Figure 2 depicts the matching situation. T represents the data set with treatment observations, i.e., exiters from one of the workforce development programs, and U represents the data set from which the comparison set of observations could have been chosen. For most of the programs, U is comprised of individuals who encountered the Employment Service during the years of interest but did not participate in any of the training programs in the study. The vertical axis in the figure suggests that there are eligibility conditions to meet in order to gain access to the treatment. Individuals may have been more or less eligible depending on their employment situation or their location or other characteristics such as age or family income. The x-axis measures participation likelihood. Individuals who are “highly” eligible (observations that would be arrayed near the top of the graph) may or may not participate. On the other hand, individuals who are not eligible (near the bottom of the graph) may or may not have the desire to participate.
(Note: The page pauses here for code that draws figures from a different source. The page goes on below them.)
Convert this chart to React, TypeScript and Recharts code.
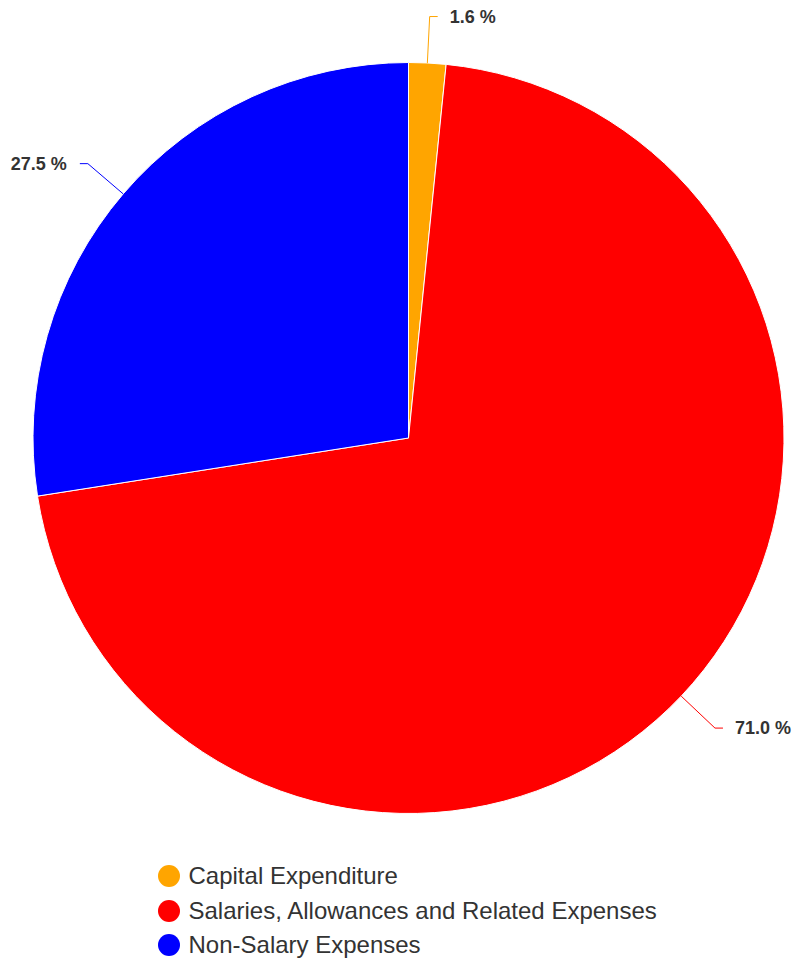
import React from 'react';
import { PieChart, Pie, Cell, Legend } from 'recharts';

const categories = [
  'Capital Expenditure',
  'Salaries, Allowances and Related Expenses',
  'Non-Salary Expenses',
];
const shares = [1.6, 71.0, 27.5];
const colors = ['#FFA500', '#FF0000', '#0000FF'];

const data = categories.map((name, i) => ({ name, value: shares[i] }));

const RAD = Math.PI / 180;
const FONT = '"Liberation Sans", Arial, Helvetica, sans-serif';

// connector: radial out of the slice, then a short horizontal tail, then the text
const renderLabel = (props: any) => {
  const { cx, cy, midAngle, outerRadius, value, index } = props;
  const color = colors[index];
  const cos = Math.cos(-midAngle * RAD);
  const sin = Math.sin(-midAngle * RAD);
  const sx = cx + outerRadius * cos;
  const sy = cy + outerRadius * sin;
  const bx = cx + (outerRadius + 46.5) * cos;
  const by = cy + (outerRadius + 46.5) * sin;
  const right = cos >= 0;
  const ex = bx + (right ? 8 : -8);
  const tx = ex + (right ? 12 : -13);
  return (
    <g>
      <path
        d={`M${sx},${sy}L${bx},${by}L${ex},${by}`}
        stroke={color}
        strokeWidth={1}
        fill="none"
      />
      <text
        x={tx}
        y={by}
        dy="0.35em"
        textAnchor={right ? 'start' : 'end'}
        fill="#333333"
        fontSize={18}
        fontWeight="bold"
        fontFamily={FONT}
      >
        {`${Number(value).toFixed(1)} %`}
      </text>
    </g>
  );
};

const renderLegend = () => (
  <div style={{ fontFamily: FONT }}>
    {categories.map((name, i) => (
      <div
        key={name}
        style={{ display: 'flex', alignItems: 'center', height: 34.5 }}
      >
        <span
          style={{
            display: 'inline-block',
            flex: 'none',
            width: 22,
            height: 22,
            borderRadius: '50%',
            background: colors[i],
            marginRight: 9,
          }}
        />
        <span style={{ fontSize: 24, color: '#333333', lineHeight: '34.5px', whiteSpace: 'nowrap' }}>
          {name}
        </span>
      </div>
    ))}
  </div>
);

export default function App() {
  return (
    <div style={{ position: 'absolute', left: 0, top: 0, width: 797, height: 964, background: '#fff' }}>
      <PieChart width={797} height={964} margin={{ top: 0, right: 0, bottom: 0, left: 0 }}>
        <Pie
          data={data}
          dataKey="value"
          nameKey="name"
          cx={408.5}
          cy={438}
          outerRadius={375.5}
          startAngle={90}
          endAngle={-270}
          stroke="#ffffff"
          strokeWidth={1}
          label={renderLabel}
          labelLine={false}
          isAnimationActive={false}
        >
          {data.map((d, i) => (
            <Cell key={d.name} fill={colors[i]} />
          ))}
        </Pie>
        <Legend
          content={renderLegend}
          wrapperStyle={{ position: 'absolute', left: 157.5, top: 859, width: 620, bottom: 'auto' }}
        />
      </PieChart>
    </div>
  );
}
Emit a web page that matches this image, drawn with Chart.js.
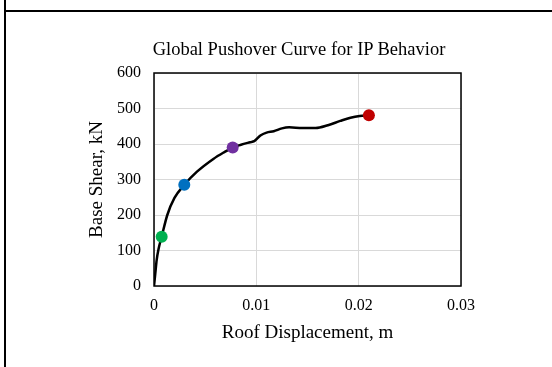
<!DOCTYPE html>
<html>
<head>
<meta charset="utf-8">
<script src="https://cdn.jsdelivr.net/npm/chart.js@4/dist/chart.umd.min.js"></script>
<style>
  body { margin: 0; background: #fff; }
  #wrap { position: relative; width: 552px; height: 367px; overflow: hidden; }
  #frame-v { position: absolute; left: 4px; top: 0; width: 2px; height: 367px; background: #000; }
  #frame-h { position: absolute; left: 4px; top: 10px; width: 548px; height: 2px; background: #000; }
  #title { position: absolute; left: 0; width: 598px; top: 38px; text-align: center;
           font: 18.5px 'Liberation Serif', 'Times New Roman', serif; color: #000; line-height: 22px; white-space: nowrap; }
  canvas { position: absolute; left: 0; top: 0; }
</style>
</head>
<body>
<div id="wrap">
  <canvas id="pushover" width="552" height="367"></canvas>
  <div id="title">Global Pushover Curve for IP Behavior</div>
  <div id="frame-v"></div>
  <div id="frame-h"></div>
</div>
<script>
// pushover curve
const curveDisp = [0, 0.00013, 0.00026, 0.00045, 0.00075, 0.0013, 0.002, 0.00296, 0.0042, 0.0058, 0.0068, 0.00769,
  0.0085, 0.0094, 0.0098, 0.0104, 0.011, 0.0117, 0.0125, 0.0132, 0.0145, 0.0158, 0.017, 0.0182, 0.0192, 0.0201, 0.021];
const curveShear = [0, 36, 73, 105, 139, 200, 248, 285, 322, 358, 376, 390,
  398, 405, 408, 424, 432, 436, 444, 447, 445, 445, 453, 465, 474, 479, 481];

// performance points
const markerDisp = [0.00075, 0.00296, 0.00769, 0.021];
const markerShear = [139, 285, 390, 481];
const markerColors = ['#00b050', '#0070c0', '#7030a0', '#c00000'];

const xTickLabels = ['0', '0.01', '0.02', '0.03'];
const yTickLabels = ['0', '100', '200', '300', '400', '500', '600'];

const serif = 'Liberation Serif, Times New Roman, serif';

const plotBox = {
  id: 'plotBox',
  afterDraw(chart) {
    const { ctx, chartArea: a } = chart;
    ctx.save();
    ctx.strokeStyle = '#000';
    ctx.lineWidth = 1.5;
    ctx.strokeRect(a.left, a.top, a.right - a.left, a.bottom - a.top);
    ctx.restore();
  }
};

const curve = curveDisp.map((x, i) => ({ x, y: curveShear[i] }));
const markerSets = markerDisp.map((x, i) => ({
  data: [{ x, y: markerShear[i] }],
  showLine: false,
  pointRadius: 6,
  pointHoverRadius: 6,
  pointBackgroundColor: markerColors[i],
  pointBorderColor: markerColors[i],
  borderWidth: 0
}));

new Chart(document.getElementById('pushover'), {
  type: 'scatter',
  data: {
    datasets: [
      ...markerSets,
      {
        data: curve,
        showLine: true,
        borderColor: '#000',
        borderWidth: 2.5,
        tension: 0.4,
        cubicInterpolationMode: 'monotone',
        pointRadius: 0
      }
    ]
  },
  options: {
    responsive: false,
    animation: false,
    layout: { padding: { left: 86, right: 91, top: 73, bottom: 23 } },
    plugins: {
      legend: { display: false },
      tooltip: { enabled: false },
      title: { display: false }
    },
    scales: {
      x: {
        type: 'linear',
        min: 0,
        max: 0.03,
        afterFit(s) { s.height = 58; },
        ticks: {
          stepSize: 0.01,
          color: '#000',
          padding: 10,
          font: { family: serif, size: 16 },
          callback: (v, i) => xTickLabels[i]
        },
        grid: { color: '#d9d9d9', lineWidth: 1, drawTicks: false },
        border: { display: false },
        title: {
          display: true,
          text: 'Roof Displacement, m',
          color: '#000',
          font: { family: serif, size: 19 },
          padding: 0
        }
      },
      y: {
        min: 0,
        max: 600,
        afterFit(s) { s.width = 68; },
        ticks: {
          stepSize: 100,
          color: '#000',
          padding: 13,
          font: { family: serif, size: 16 },
          callback: (v, i) => yTickLabels[i]
        },
        grid: { color: '#d9d9d9', lineWidth: 1, drawTicks: false },
        border: { display: false },
        title: {
          display: true,
          text: 'Base Shear, kN',
          color: '#000',
          font: { family: serif, size: 19 },
          padding: 0
        }
      }
    }
  },
  plugins: [plotBox]
});
</script>
</body>
</html>
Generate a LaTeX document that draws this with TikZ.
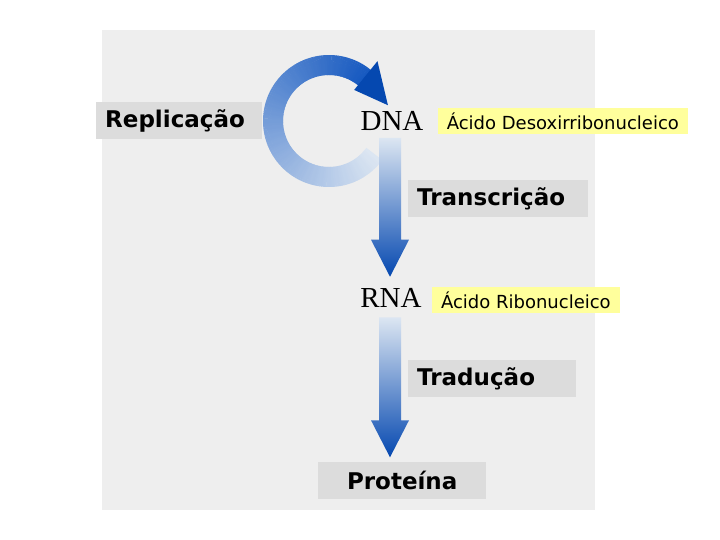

Figure 2 is a heuristic illustration. To be somewhat more concrete, consider JobPrep, which is technical training at community colleges. The T set of individuals are those individuals who are “eligible” and who participated and exited from JobPrep. (As we have divided the eligibility by participation space, this set of individuals is in quadrant I). “Eligibility” in this case means that individuals have the necessary educational background and have the interest and aptitude to pursue such training. Essentially four types of individuals encounter the Job Service, which is the comparison set pool. Some individuals who encounter the Job Service meet the “eligibility” criteria, but have not chosen to pursue the JobPrep program (quadrant II). Some individuals would pursue the training program but they are not “eligible” as we are defining it (quadrant IV). Some individuals are neither “eligible” nor interested in such technical training (quadrant III). A few individuals may actually have registered at the Job Service and be in the set of program exiters (quadrant I). We actually remove them from the U set before matching.

Figure 2 Treatment Sample and Full Sample from which Matched Comparison Sample may be Drawn.

The objective of matching is to find a set C comprised of the observations in U that are most “like” the individuals comprising T. Fortunately, there is substantial overlap in the variables that are in the data sets, such as age, race/ethnicity, education at program entry, disability status, ESL status, gender, region of state, veteran status, prior employment and earnings history, and prior welfare/UI/food stamp receipt.

Various nonexperimental net impact estimation techniques have been suggested in the literature. For this study, we rely on propensity score matching. In this technique, the observations in T and U are combined and a participation equation is estimated using logit regression. The estimated probability of an observation in T or U being in the treatment sample is called the observation’s propensity score. Treatment observations are matched to observations in the comparison sample with the closest propensity scores. Note that identification of the treatment effect requires that none of the covariates X in the data sets are perfectly correlated with being in T or U. That is, given any observation Xi, the probability of being in T or in U is between 0 and 1. This is called the common support condition. If there are Xi values (or linear combinations of Xi) that perfectly predict participation or non-participation (i.e., common support is violated), then the ith observation must be removed from the treatment set or comparison pool.